Richard Hoggart’s The Uses of Literacy (1957) was once a very fashionable book but, like Room at the Top, is little read these days. It is a review of working class culture in Britain which sits neatly alongside the ‘angry young man’ fiction of the time. Its thesis is that working class life, with its many complexities and regional variations, is being eroded by industrialised ‘mass culture’, especially that imported from the United States.
Of course, no study of British life would be complete without a look at drinking.

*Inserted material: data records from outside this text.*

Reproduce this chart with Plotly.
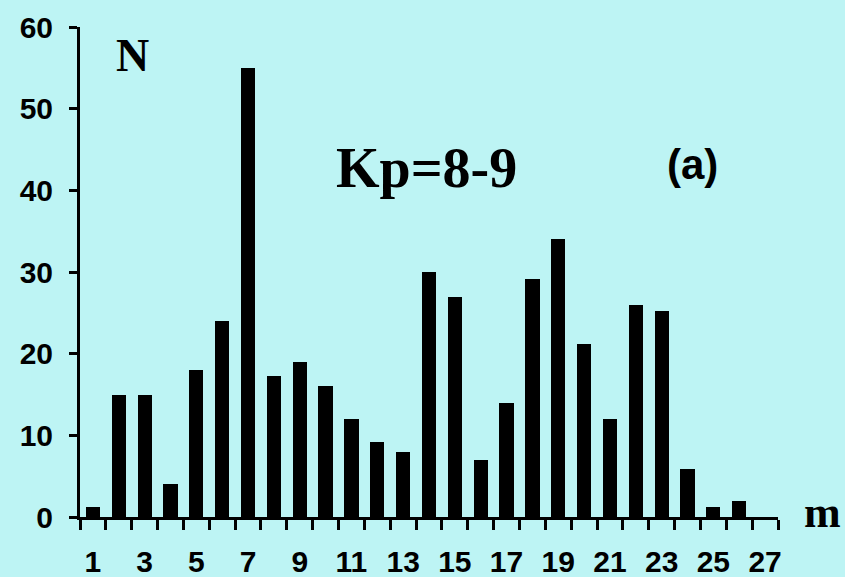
import plotly.graph_objects as go

# Event counts per bin m for Kp = 8-9
m_bins = list(range(1, 28))
counts = [1.2, 15, 15, 4, 18, 24, 55, 17.3, 19, 16, 12, 9.2, 8,
          30, 27, 7, 14, 29.2, 34, 21.2, 12, 26, 25.2, 5.9, 1.2, 1.9, None]

x_tick_values = list(range(1, 28, 2))
x_tick_labels = [str(v) for v in x_tick_values]
y_tick_values = [0, 10, 20, 30, 40, 50, 60]
bin_edges = [b - 0.5 for b in m_bins] + [m_bins[-1] + 0.5]

bg = "#BDF4F4"
sans = "Liberation Sans, Arial, sans-serif"
serif = "Liberation Serif, Times New Roman, serif"

W, H = 845, 577
L, R, T, B = 80, 67, 27, 60

fig = go.Figure(
    go.Bar(
        x=m_bins,
        y=counts,
        width=0.55,
        marker=dict(color="black", line=dict(width=0)),
        hoverinfo="x+y",
    )
)

fig.update_layout(
    width=W,
    height=H,
    margin=dict(l=L, r=R, t=T, b=B, autoexpand=False),
    paper_bgcolor=bg,
    plot_bgcolor=bg,
    showlegend=False,
    bargap=0,
)

fig.update_xaxes(
    range=[0.5, 27.5],
    automargin=False,
    tickmode="array",
    tickvals=x_tick_values,
    ticktext=x_tick_labels,
    ticks="",
    ticklabelstandoff=16,
    tickfont=dict(family=sans, size=30, color="black", weight="bold"),
    showline=True,
    linecolor="black",
    linewidth=3,
    showgrid=False,
    zeroline=False,
    minor=dict(tickmode="array", tickvals=bin_edges, ticks="outside",
               ticklen=10, tickwidth=3, tickcolor="black", showgrid=False),
)

fig.update_yaxes(
    range=[0, 60],
    automargin=False,
    tickmode="array",
    tickvals=y_tick_values,
    ticks="outside",
    ticklen=8,
    tickwidth=3,
    tickcolor="black",
    ticklabelstandoff=10,
    tickfont=dict(family=sans, size=30, color="black", weight="bold"),
    showline=True,
    linecolor="black",
    linewidth=3,
    showgrid=False,
    zeroline=False,
)

# Text labels placed in pixel terms, converted to plot-area fractions
annotations = [
    dict(text="N", x=132, y=55, font=dict(family=serif, size=46, weight="bold")),
    dict(text="Kp=8-9", x=426, y=168, font=dict(family=serif, size=56, weight="bold")),
    dict(text="(a)", x=692, y=164, font=dict(family=sans, size=42, weight="bold")),
    dict(text="m", x=822, y=512, font=dict(family=serif, size=44, weight="bold")),
]
pw, ph = W - L - R, H - T - B
for a in annotations:
    fig.add_annotation(
        text=a["text"],
        xref="paper", yref="paper",
        x=(a["x"] - L) / pw, y=(H - B - a["y"]) / ph,
        xanchor="center", yanchor="middle",
        showarrow=False,
        font=dict(color="black", **a["font"]),
    )

fig.write_html("out.html")
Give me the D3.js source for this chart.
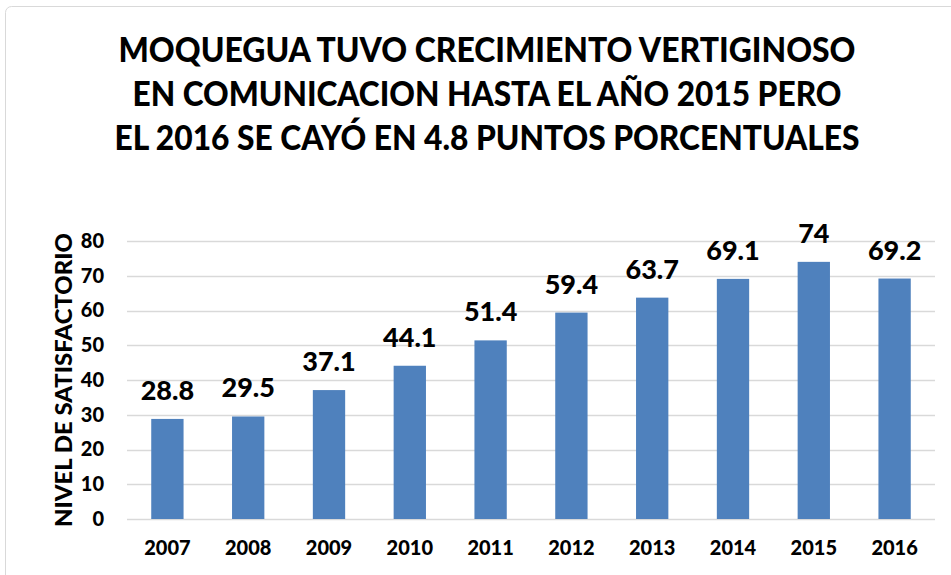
<!DOCTYPE html>
<html>
<head>
<meta charset="utf-8">
<script src="https://cdn.jsdelivr.net/npm/d3@7"></script>
<style>
  body { margin: 0; background: #fff; }
  text { font-family: Lato, "Liberation Sans", sans-serif; font-weight: 900; fill: #000; }
</style>
</head>
<body>
<svg id="chart"></svg>
<script>
// Data
const years = ['2007', '2008', '2009', '2010', '2011', '2012', '2013', '2014', '2015', '2016'];
const values = [28.8, 29.5, 37.1, 44.1, 51.4, 59.4, 63.7, 69.1, 74, 69.2];
const valueLabels = ['28.8', '29.5', '37.1', '44.1', '51.4', '59.4', '63.7', '69.1', '74', '69.2'];
const yTicks = [0, 10, 20, 30, 40, 50, 60, 70, 80];
const titleLines = [
  'MOQUEGUA TUVO CRECIMIENTO VERTIGINOSO',
  'EN COMUNICACION HASTA EL AÑO 2015 PERO',
  'EL 2016 SE CAYÓ EN 4.8 PUNTOS PORCENTUALES'
];
const yTitle = 'NIVEL DE SATISFACTORIO';

const width = 951, height = 575;
const margin = {top: 241, right: 16, bottom: 56, left: 127};
const innerW = width - margin.left - margin.right;
const innerH = height - margin.top - margin.bottom;

const svg = d3.select('#chart')
    .attr('width', width)
    .attr('height', height);

// Chart area border
svg.append('rect')
    .attr('x', 5.5).attr('y', 6.5)
    .attr('width', 960).attr('height', 600)
    .attr('rx', 6)
    .attr('fill', 'none')
    .attr('stroke', '#d9d9d9');

// Title
const titleWidths = [737, 709, 745];
svg.append('g')
    .selectAll('text')
    .data(titleLines)
    .join('text')
    .attr('x', 487)
    .attr('y', (d, i) => 62 + i * 44)
    .attr('text-anchor', 'middle')
    .attr('font-size', 34)
    .attr('textLength', (d, i) => titleWidths[i])
    .attr('lengthAdjust', 'spacingAndGlyphs')
    .text(d => d);

const chart = svg.append('g')
    .attr('transform', `translate(${margin.left},${margin.top})`);

const xScale = d3.scaleBand()
    .domain(years)
    .range([0, innerW])
    .paddingInner(0.6)
    .paddingOuter(0.3);

const yScale = d3.scaleLinear()
    .domain([0, 80])
    .range([innerH, 0]);

// Gridlines
chart.append('g')
    .selectAll('line')
    .data(yTicks)
    .join('line')
    .attr('x1', 0).attr('x2', innerW)
    .attr('y1', d => Math.round(yScale(d)) + 0.5)
    .attr('y2', d => Math.round(yScale(d)) + 0.5)
    .attr('stroke', '#d9d9d9')
    .attr('stroke-width', 1.5);

// Bars
chart.selectAll('.bar')
    .data(values)
    .join('rect')
    .attr('class', 'bar')
    .attr('x', (d, i) => xScale(years[i]))
    .attr('y', d => yScale(d))
    .attr('width', xScale.bandwidth())
    .attr('height', d => innerH - yScale(d))
    .attr('fill', '#4f81bd');

// Value labels
chart.selectAll('.label')
    .data(values)
    .join('text')
    .attr('class', 'label')
    .attr('x', (d, i) => xScale(years[i]) + xScale.bandwidth() / 2)
    .attr('y', d => yScale(d) - 19)
    .attr('text-anchor', 'middle')
    .attr('font-size', 27)
    .text((d, i) => valueLabels[i]);

// Axes
const yAxis = d3.axisLeft(yScale).tickValues(yTicks).tickSize(0).tickPadding(23);
const yAxisG = chart.append('g').call(yAxis);
yAxisG.select('.domain').remove();
yAxisG.selectAll('text').attr('font-size', 20).attr('font-family', null);

const xAxis = d3.axisBottom(xScale).tickSize(0).tickPadding(22);
const xAxisG = chart.append('g')
    .attr('transform', `translate(0,${innerH})`)
    .call(xAxis);
xAxisG.select('.domain').remove();
xAxisG.selectAll('text').attr('font-size', 20).attr('font-family', null);

// Y axis title
svg.append('text')
    .attr('transform', 'translate(72,380) rotate(-90)')
    .attr('text-anchor', 'middle')
    .attr('font-size', 22)
    .attr('textLength', 294)
    .attr('lengthAdjust', 'spacingAndGlyphs')
    .text(yTitle);
</script>
</body>
</html>
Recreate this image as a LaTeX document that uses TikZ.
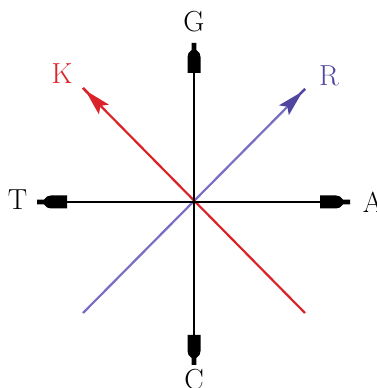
\documentclass[tikz,border=0pt]{standalone}
\usepackage{fontspec}
\definecolor{kred}{RGB}{218,35,40}
\definecolor{rtext}{RGB}{80,70,160}
\definecolor{rline}{RGB}{120,110,195}
\begin{document}
\begin{tikzpicture}[x=1pt,y=1pt,
  lbl/.style={font=\fontsize{29}{31}\selectfont, inner sep=0pt},
  axisline/.style={line width=2.4pt, black},
  diagline/.style={line width=2.2pt},
  blkhead/.pic={\fill[black] (0,2.4) -- (-7,2.4) -- (-10,5.5) -- (-14,6.5) -- (-30,6.5) -- (-30,-6.5) -- (-14,-6.5) -- (-10,-5.5) -- (-7,-2.4) -- (0,-2.4) -- cycle;},
  dhead/.pic={\fill (0,1.2) -- (-8,1.2) -- (-30,7) -- (-25,0) -- (-30,-7) -- (-8,-1.2) -- (0,-1.2) -- cycle;}
]
\useasboundingbox (0,0) rectangle (377,388);
\coordinate (O) at (194,186);
\coordinate (gtip) at (194,345);
\coordinate (ctip) at (194,23);
\coordinate (ttip) at (37,186);
\coordinate (atip) at (350,186);
\coordinate (ktip) at (83,300);
\coordinate (rtip) at (305,299);
\coordinate (kend) at (305,75);
\coordinate (rend) at (83,75);
% diagonals
\draw[diagline, rline] (rend) -- (rtip);
\draw[diagline, kred] (kend) -- (ktip);
\pic[rotate=45.2, rtext] at (rtip) {dhead};
\pic[rotate=134.2, kred] at (ktip) {dhead};
% axes
\draw[axisline] (ttip) -- (atip);
\draw[axisline] (ctip) -- (gtip);
\pic[rotate=90] at (gtip) {blkhead};
\pic[rotate=-90] at (ctip) {blkhead};
\pic[rotate=180] at (ttip) {blkhead};
\pic[rotate=0] at (atip) {blkhead};
% labels
\node[lbl] (G) at (194,366) {G};
\node[lbl] (C) at (194,8) {C};
\node[lbl] (T) at (17.5,188) {T};
\node[lbl] (A) at (373,186) {A};
\node[lbl, text=kred] (K) at (62,314) {K};
\node[lbl, text=rtext] (R) at (329,312) {R};
\end{tikzpicture}
\end{document}
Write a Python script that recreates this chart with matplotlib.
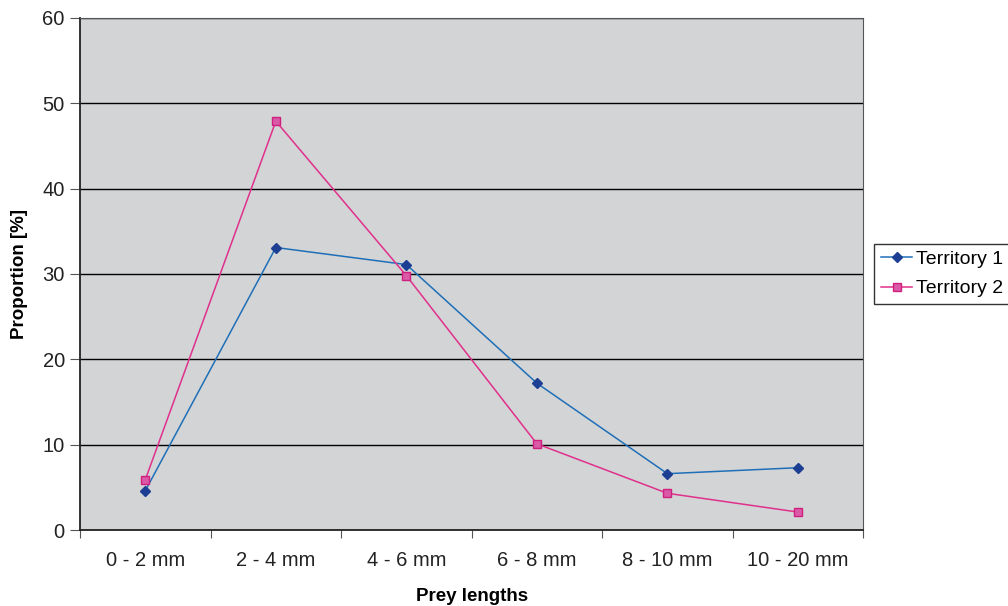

On the one hand, drinking is accepted as part of the normal life, or at least of the normal man’s life, like smoking. ‘A man needs ‘is pint’; it helps to make life worth while; if one can’t have a bit of pleasure like that, then what is there to live for? It is ‘natural’ for a man to like his beer. Women seem to be drinking more easily now then they did a generation ago; even as late as my adolescence [in the 1930s] the ‘gin-and-It’ woman was regarded as a near-tart.
He goes on to explain that men in different situations are ‘allowed’ to drink more or less depending on their particular circumstances. Widowers can drink as much as they like as they have nothing to go home to; men without children can’t be said to be ‘taking the bread from their children’s mouths’ if they spend a lot on beer; but a man with wife and children should always ‘provide’ first.
On the whole, the emphasis is a double one: on the rightness of drinking in itself, and on the realization that, if it once ‘gets hold’, complete collapse — a near-literal home-breaking as the furniture is sold — may well follow.
Is it any wonder, Hoggart observes, that the Temperance Movement had such success from the 19th century until the 1930s? ‘I had a drunken uncle, the last of a line which stretched well back to the seventies,’ he recalls. Publicans must miss those drunken uncles.
We’re reading Hoggart, along with Ian Nairn, as we get to grips with the post-war fear of cultural homegenisation which we think was important in the emergence of CAMRA and ‘real ale’ culture.